◆ DIRECTIONS ◆
Identify each line containing the word "chart" and copy it.

Source data:
•••••

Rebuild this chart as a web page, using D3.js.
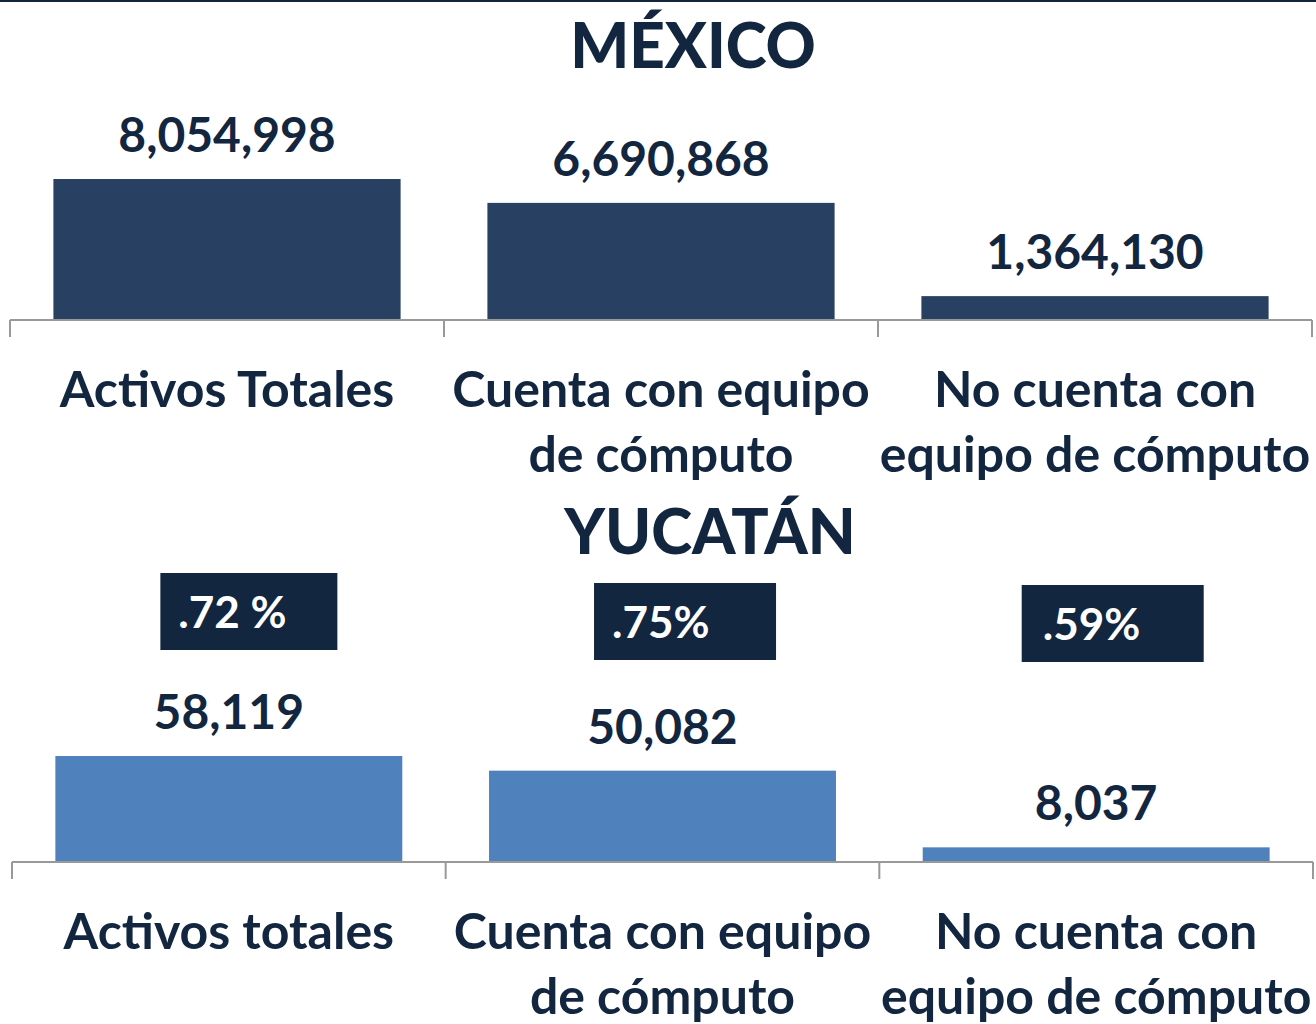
<!DOCTYPE html>
<html>
<head>
<meta charset="utf-8">
<script src="https://cdn.jsdelivr.net/npm/d3@7"></script>
<style>
  body { margin: 0; background: #fff; }
  svg { display: block; font-family: Lato, "Open Sans", sans-serif; }
  .value { font-weight: 700; fill: #13263f; }
  .cat { font-weight: 700; fill: #13263f; }
  .title { font-weight: 900; fill: #13263f; }
</style>
</head>
<body>
<svg id="chart" width="1316" height="1024"></svg>
<script>
// data
const mexCategories = ["Activos Totales", "Cuenta con equipo|de cómputo", "No cuenta con|equipo de cómputo"];
const mexValues = [8054998, 6690868, 1364130];
const yucCategories = ["Activos totales", "Cuenta con equipo|de cómputo", "No cuenta con|equipo de cómputo"];
const yucValues = [58119, 50082, 8037];
const yucShare = [".72 %", ".75%", ".59%"];

const svg = d3.select("#chart");
const fmt = d3.format(",");

// thin border line at the very top
svg.append("line")
    .attr("x1", 0).attr("x2", 1316)
    .attr("y1", 1).attr("y2", 1)
    .attr("stroke", "#13263f")
    .attr("stroke-width", 2);

function drawPanel(cfg) {
    const x = d3.scaleBand()
        .domain(cfg.categories)
        .range([cfg.left, cfg.right])
        .paddingInner(0.2)
        .paddingOuter(0.1);

    const y = d3.scaleLinear()
        .domain([0, d3.max(cfg.values)])
        .range([cfg.baseline, cfg.baseline - cfg.maxHeight]);

    const g = svg.append("g");

    // title
    g.append("text")
        .attr("class", "title")
        .attr("x", cfg.titleX)
        .attr("y", cfg.titleY)
        .attr("text-anchor", "middle")
        .style("font-size", "62px")
        .text(cfg.title);

    // bars
    g.selectAll("rect.bar")
        .data(cfg.values)
        .join("rect")
        .attr("class", "bar")
        .attr("x", (d, i) => x(cfg.categories[i]))
        .attr("y", d => y(d))
        .attr("width", x.bandwidth())
        .attr("height", d => cfg.baseline - y(d))
        .attr("fill", cfg.color);

    // value labels
    g.selectAll("text.value")
        .data(cfg.values)
        .join("text")
        .attr("class", "value")
        .attr("x", (d, i) => x(cfg.categories[i]) + x.bandwidth() / 2)
        .attr("y", d => y(d) - 27)
        .attr("text-anchor", "middle")
        .style("font-size", "48px")
        .text(d => fmt(d));

    // axis line with ticks on the band boundaries
    const bounds = d3.range(cfg.categories.length + 1).map(i => cfg.left + i * x.step());
    let p = `M${cfg.left},${cfg.baseline}H${cfg.right}`;
    bounds.forEach(b => { p += `M${b},${cfg.baseline}V${cfg.baseline + 17}`; });
    g.append("path")
        .attr("d", p)
        .attr("fill", "none")
        .attr("stroke", "#999")
        .attr("stroke-width", 2);

    // category labels (two lines where needed)
    cfg.categories.forEach(c => {
        const t = g.append("text")
            .attr("class", "cat")
            .attr("x", x(c) + x.bandwidth() / 2)
            .attr("y", cfg.baseline + 87)
            .attr("text-anchor", "middle")
            .style("font-size", "50px");
        c.split("|").forEach((line, j) => {
            t.append("tspan")
                .attr("x", x(c) + x.bandwidth() / 2)
                .attr("dy", j === 0 ? 0 : 65)
                .text(line);
        });
    });

    return x;
}

drawPanel({
    title: "MÉXICO", titleX: 693, titleY: 68,
    categories: mexCategories, values: mexValues,
    left: 10, right: 1312, baseline: 320, maxHeight: 141,
    color: "#284162"
});

const xYuc = drawPanel({
    title: "YUCATÁN", titleX: 710, titleY: 554,
    categories: yucCategories, values: yucValues,
    left: 12, right: 1313, baseline: 862, maxHeight: 106,
    color: "#4f81bd"
});

// share boxes above the Yucatán bars
const boxTop = [573, 583, 585];
const boxShift = [105, 105, 99];
yucShare.forEach((s, i) => {
    const bx = xYuc(yucCategories[i]) + boxShift[i];
    svg.append("rect")
        .attr("x", bx)
        .attr("y", boxTop[i])
        .attr("width", i === 0 ? 177 : 182)
        .attr("height", 77)
        .attr("fill", "#12263f");
    svg.append("text")
        .attr("x", bx + (i === 2 ? 21 : 18))
        .attr("y", boxTop[i] + 55)
        .attr("fill", "#fff")
        .style("font-weight", 700)
        .style("font-size", "44px")
        .text(s);
});
</script>
</body>
</html>
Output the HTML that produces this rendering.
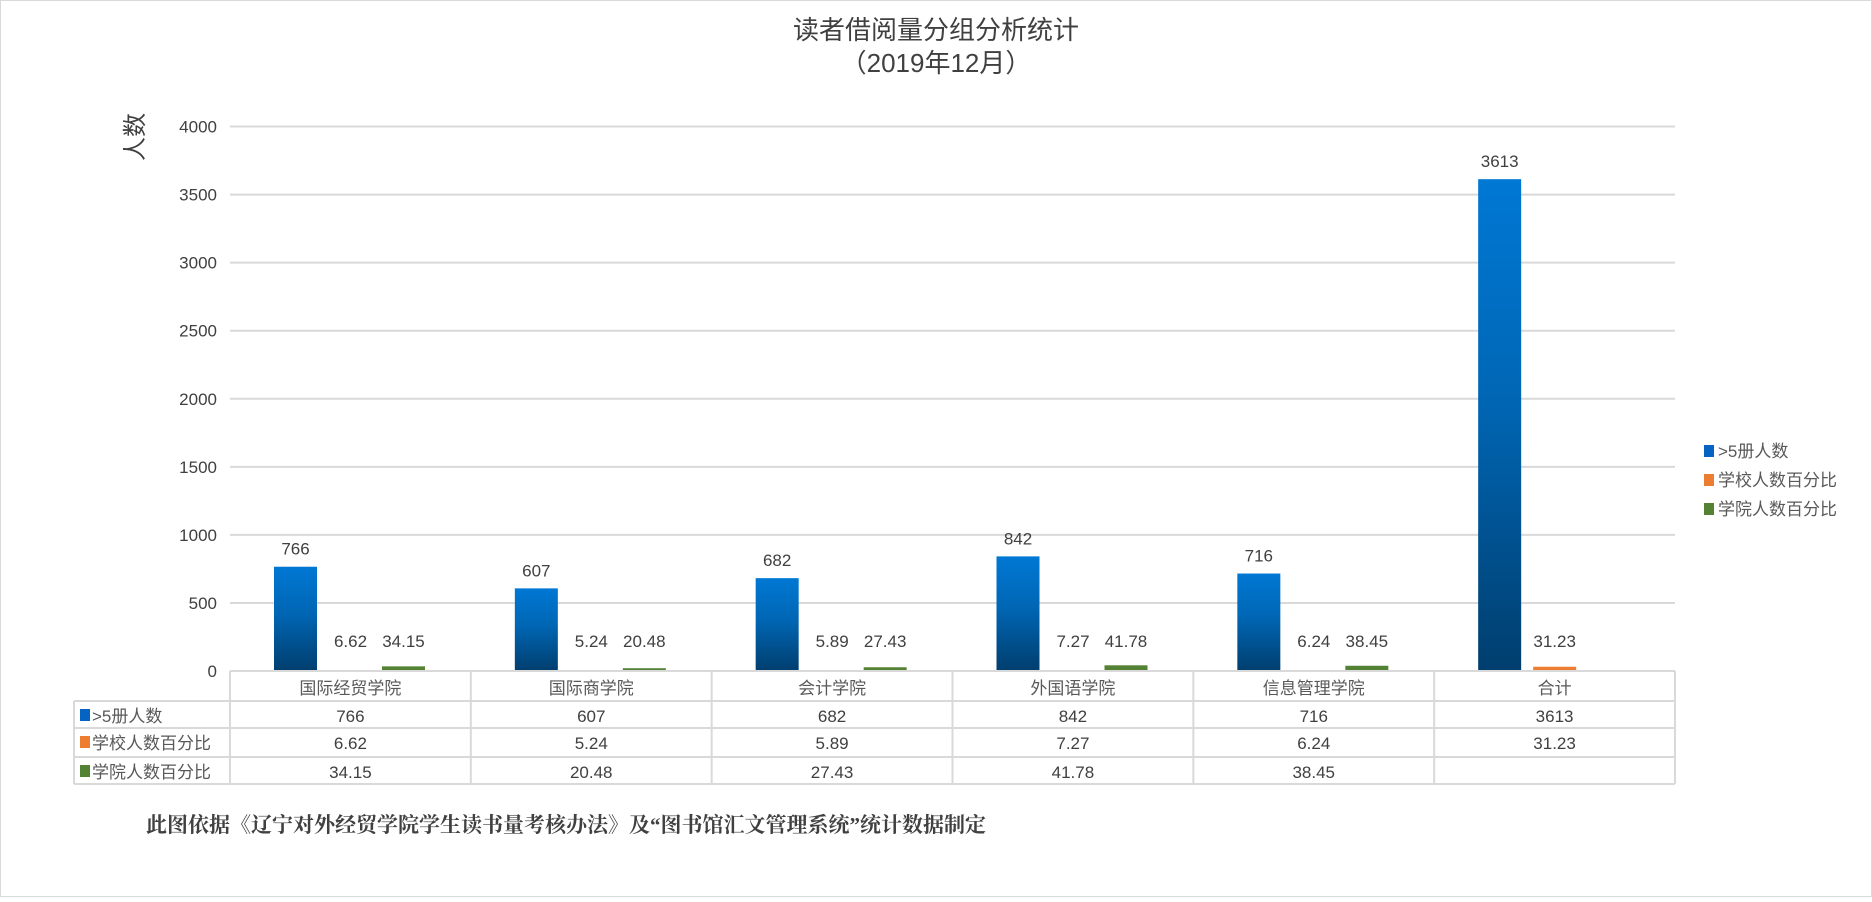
<!DOCTYPE html>
<html><head><meta charset="utf-8">
<style>
body{margin:0;background:#fff;}
svg text{font-family:"Liberation Sans","Noto Sans CJK SC",sans-serif;}
</style></head>
<body>
<svg id="chart" width="1872" height="897" viewBox="0 0 1872 897" xmlns="http://www.w3.org/2000/svg">
<defs>
<linearGradient id="gBlue" x1="0" y1="0" x2="0" y2="1">
<stop offset="0" stop-color="#0078d4"/><stop offset="0.45" stop-color="#0066b4"/><stop offset="1" stop-color="#003e6e"/>
</linearGradient>
</defs>
<rect x="0.5" y="0.5" width="1871" height="896" fill="#fff" stroke="#d9d9d9"/>
<text x="936" y="39" text-anchor="middle" font-size="26" fill="#404040">读者借阅量分组分析统计</text>
<text x="936" y="72" text-anchor="middle" font-size="26" fill="#404040">（2019年12月）</text>
<text transform="translate(143,137) rotate(-90)" text-anchor="middle" font-size="24" fill="#404040">人数</text>
<g id="grid"></g>
<g id="bars"></g>
<g id="table"></g>
<g id="legend"></g>
<text x="146" y="832" font-size="21" font-weight="bold" fill="#404040" style="font-family:'Liberation Serif','Noto Serif CJK SC',serif">此图依据《辽宁对外经贸学院学生读书量考核办法》及“图书馆汇文管理系统”统计数据制定</text>
</svg>
<script>
const categories=["国际经贸学院","国际商学院","会计学院","外国语学院","信息管理学院","合计"];
const seriesNames=[">5册人数","学校人数百分比","学院人数百分比"];
const booksOver5=[766,607,682,842,716,3613];
const schoolPct=[6.62,5.24,5.89,7.27,6.24,31.23];
const collegePct=[34.15,20.48,27.43,41.78,38.45,null];
const yTicks=[0,500,1000,1500,2000,2500,3000,3500,4000];
const yMax=4000;

const NS="http://www.w3.org/2000/svg";
const X0=230,X1=1675,Y0=671,Ytop=126.5;
const catW=(X1-X0)/categories.length;
const y=v=>Y0-(v/yMax)*(Y0-Ytop);
const x=i=>X0+i*catW;
function mk(tag,attrs,parent,txt){const e=document.createElementNS(NS,tag);for(const k in attrs)e.setAttribute(k,attrs[k]);if(txt!==undefined)e.textContent=txt;parent.appendChild(e);return e;}
const series=[booksOver5,schoolPct,collegePct];
const fills=["url(#gBlue)","#ed7d31","#548235"];
const swatch=["#0563c1","#ed7d31","#548235"];
const offs=[44,99,152],bw=43;

const grid=document.getElementById('grid');
yTicks.forEach(t=>{
  if(t>0){const l=mk('line',{x1:X0,x2:X1,y1:y(t),y2:y(t),stroke:'#d9d9d9','stroke-width':2},grid);
  
  }
  const tx=mk('text',{x:217,y:y(t)+6,'text-anchor':'end','font-size':17,fill:'#404040'},grid,String(t));
  
  
});

const bars=document.getElementById('bars');
series.forEach((s,si)=>{
  s.forEach((v,i)=>{
    if(v===null)return;
    const bx=x(i)+offs[si];
    const r=mk('rect',{x:bx,y:y(v),width:bw,height:Y0-y(v),fill:fills[si]},bars);
    
    
    const lbl=mk('text',{x:bx+bw/2,y:Math.min(y(v),Y0-12)-12,'text-anchor':'middle','font-size':17,fill:'#404040'},bars,String(v));
    
    
  });
});

const tb=document.getElementById('table');
const rows=[671,701,728,757,784];
const st={stroke:'#d9d9d9','stroke-width':2};
mk('line',Object.assign({x1:X0,x2:X1,y1:671,y2:671},st),tb);
for(let r=1;r<rows.length;r++)mk('line',Object.assign({x1:74,x2:X1,y1:rows[r],y2:rows[r]},st),tb);
mk('line',Object.assign({x1:74,x2:74,y1:701,y2:784},st),tb);
for(let i=0;i<=categories.length;i++)mk('line',Object.assign({x1:x(i),x2:x(i),y1:671,y2:784},st),tb);
categories.forEach((c,i)=>{
  const t=mk('text',{x:x(i)+catW/2,y:694,'text-anchor':'middle','font-size':17,fill:'#595959'},tb,c);
  
  
});
series.forEach((s,si)=>{
  const ry=rows[si+1]+21;
  const sw=mk('rect',{x:80,y:ry-13,width:10,height:12,fill:swatch[si]},tb);
  
  
  const n=mk('text',{x:92,y:ry,'font-size':17,fill:'#595959'},tb,seriesNames[si]);
  
  
  s.forEach((v,i)=>{
    if(v===null)return;
    const t=mk('text',{x:x(i)+catW/2,y:ry,'text-anchor':'middle','font-size':17,fill:'#404040'},tb,String(v));
    
    
  });
});

const lg=document.getElementById('legend');
const ly=[457,486,515];
seriesNames.forEach((n,si)=>{
  const r=mk('rect',{x:1704,y:ly[si]-12,width:10,height:12,fill:swatch[si]},lg);
  
  
  const t=mk('text',{x:1718,y:ly[si],'font-size':17,fill:'#595959'},lg,n);
  
  
});
</script>
</body></html>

•••••

◆ SOLUTION ◆
Rebuild this chart as a web page, using D3.js.
<svg id="chart" width="1316" height="1024"></svg>
const svg = d3.select("#chart");
<svg id="chart" width="1872" height="897" viewBox="0 0 1872 897" xmlns="http://www.w3.org/2000/svg">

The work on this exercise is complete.